Written by Luis Miguel – Originally Published on Sept. 14, 2014
One of the most practical reasons for the use of surrogate keys when loading dimensions in a data warehouse is the need to aggregate data from disparate systems.
Implementing a data warehouse works well because it brings together data from two or more systems that exist independent of each other but need to be analyzed together.
Very frequently, companies acquire other businesses or are a conglomerate of small companies that operate independently. Modern data management techniques allow us to see a global perspective through the use of a data warehouse.
One of the challenges for a data warehouse architect is to build a system that homogenizes those autonomous data sources. In the example I use in this post, we see that a holdings company owns two paint distribution/retail operations. One of the entities in both of the transactional systems is named “colors”, and color is a dimension in the data warehouse because we need to analyze sales and other performance indicators by color.
The color tables in each of the transactional systems uses a primary key (color_id); in this case, the primary keys are integers. As expected, these keys cannot be reused in the dimension because they overlap/conflict, but we need to resolve this inconsistency to populate the color dimension and the sales fact table.
To demonstrate, the database for the Colorama store has a color named “White” with a primary key of “1”, while the primary key for “White” in the Paintmart system is “2”.

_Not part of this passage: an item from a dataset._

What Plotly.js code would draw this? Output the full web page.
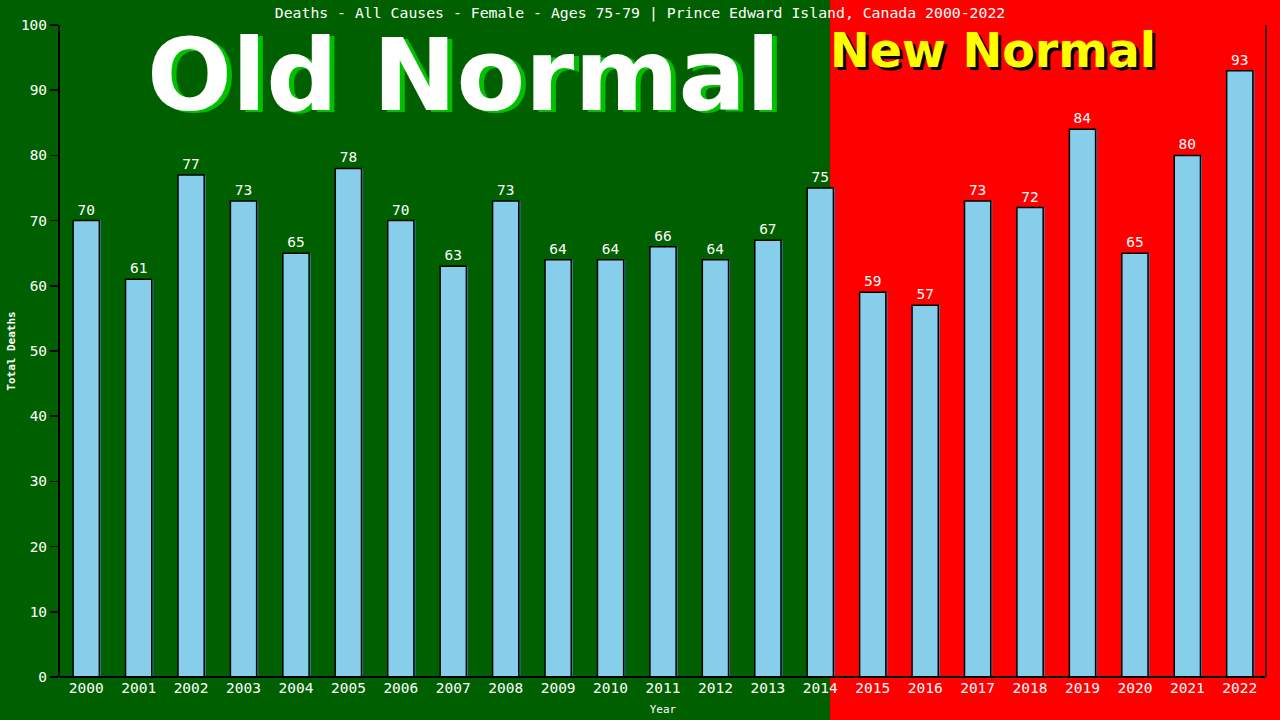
<!DOCTYPE html>
<html>
<head>
<meta charset="utf-8">
<script src="https://cdn.plot.ly/plotly-3.0.1.min.js"></script>
<style>
  html, body { margin: 0; padding: 0; background: #ff0000; }
  #plot { width: 1280px; height: 720px; }
</style>
</head>
<body>
<div id="plot"></div>
<script>
// data
const years = ['2000','2001','2002','2003','2004','2005','2006','2007','2008','2009','2010','2011',
               '2012','2013','2014','2015','2016','2017','2018','2019','2020','2021','2022'];
const deaths = [70, 61, 77, 73, 65, 78, 70, 63, 73, 64, 64, 66, 64, 67, 75, 59, 57, 73, 72, 84, 65, 80, 93];

const mono = 'DejaVu Sans Mono, Liberation Mono, monospace';
const wide = 'DejaVu Sans, Verdana, sans-serif';

let shadow = {
  x: years, y: deaths, type: 'bar', width: 0.5, offset: -0.22,
  marker: { color: '#4682b4', line: { width: 0 } },
  hoverinfo: 'skip', showlegend: false
};

let bars = {
  x: years, y: deaths, type: 'bar', width: 0.5, offset: -0.25,
  marker: { color: '#87ceeb', line: { color: '#000000', width: 1.5 } },
  text: deaths.map(String), textposition: 'outside', cliponaxis: false,
  textfont: { family: mono, size: 14.5, color: '#ffffff' },
  showlegend: false
};

// left border of the "new normal" area, in pixels of the figure
const W = 1280, L = 60, R = 14;
const plotW = W - L - R;
const splitX = (830 - L) / plotW;

let layout = {
  width: 1280, height: 720,
  margin: { l: L, r: R, t: 25, b: 43 },
  paper_bgcolor: '#ff0000',
  plot_bgcolor: 'rgba(0,0,0,0)',
  barmode: 'overlay',
  title: {
    text: 'Deaths - All Causes - Female - Ages 75-79 | Prince Edward Island, Canada 2000-2022',
    font: { family: mono, size: 14.8, color: '#ffffff' },
    x: 0.5, xref: 'container', xanchor: 'center', y: 0.982, yanchor: 'middle'
  },
  xaxis: {
    type: 'category', range: [-0.5, 22.5],
    showgrid: false, zeroline: false,
    showline: false,
    ticks: '', tickfont: { family: mono, size: 14.5, color: '#ffffff' },
    title: { text: 'Year', font: { family: mono, size: 11, color: '#ffffff' }, standoff: 10 }
  },
  yaxis: {
    range: [0, 100], dtick: 10,
    showgrid: false, zeroline: false,
    showline: true, linecolor: '#000000', linewidth: 2,
    ticks: 'outside', ticklen: 8, tickcolor: '#000000', tickwidth: 1.5,
    tickfont: { family: mono, size: 14.5, color: '#ffffff' },
    title: { text: '<b>Total Deaths</b>', font: { family: mono, size: 11, color: '#ffffff' }, standoff: 3 }
  },
  shapes: [
    { type: 'rect', xref: 'paper', yref: 'paper', x0: -L / plotW, x1: splitX, y0: -1, y1: 2,
      fillcolor: '#006000', line: { width: 0 }, layer: 'below' },
    { type: 'line', xref: 'paper', yref: 'paper', x0: 0, x1: 1, y0: 0, y1: 0,
      line: { color: '#000000', width: 2 } },
    { type: 'line', xref: 'paper', yref: 'paper', x0: 1, x1: 1, y0: 0, y1: 1,
      line: { color: '#000000', width: 1.5 } }
  ],
  annotations: [
    { text: '<b>Old Normal</b>', xref: 'paper', yref: 'paper', x: (463 - L) / plotW, y: 0.922,
      showarrow: false, xanchor: 'center', yanchor: 'middle',
      font: { family: wide, size: 100, color: '#ffffff', shadow: '5px 2px 0px #00c000' } },
    { text: '<b>New Normal</b>', xref: 'paper', yref: 'paper', x: (828 - L) / plotW, y: 0.961,
      showarrow: false, xanchor: 'left', yanchor: 'middle',
      font: { family: wide, size: 47.5, color: '#ffff00', shadow: '3px 3px 0px #000000' } }
  ]
};

Plotly.newPlot('plot', [shadow, bars], layout, { displayModeBar: false, staticPlot: true });
</script>
</body>
</html>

In this very simple example I’m going to use an intermediate “keymap” table where I’m going to do the mapping (and translation) from the transactional systems’ primary keys (color_id) to the dimension table surrogate key (dim_color_key), so that we have a consistent unique key for every color no matter where it comes from. We then use this surrogate key in both the color dimension and the sales fact tables.
This same technique can be used to do the translation of other entity to dimension data, for example in this scenario the same situation is present in the “size” table.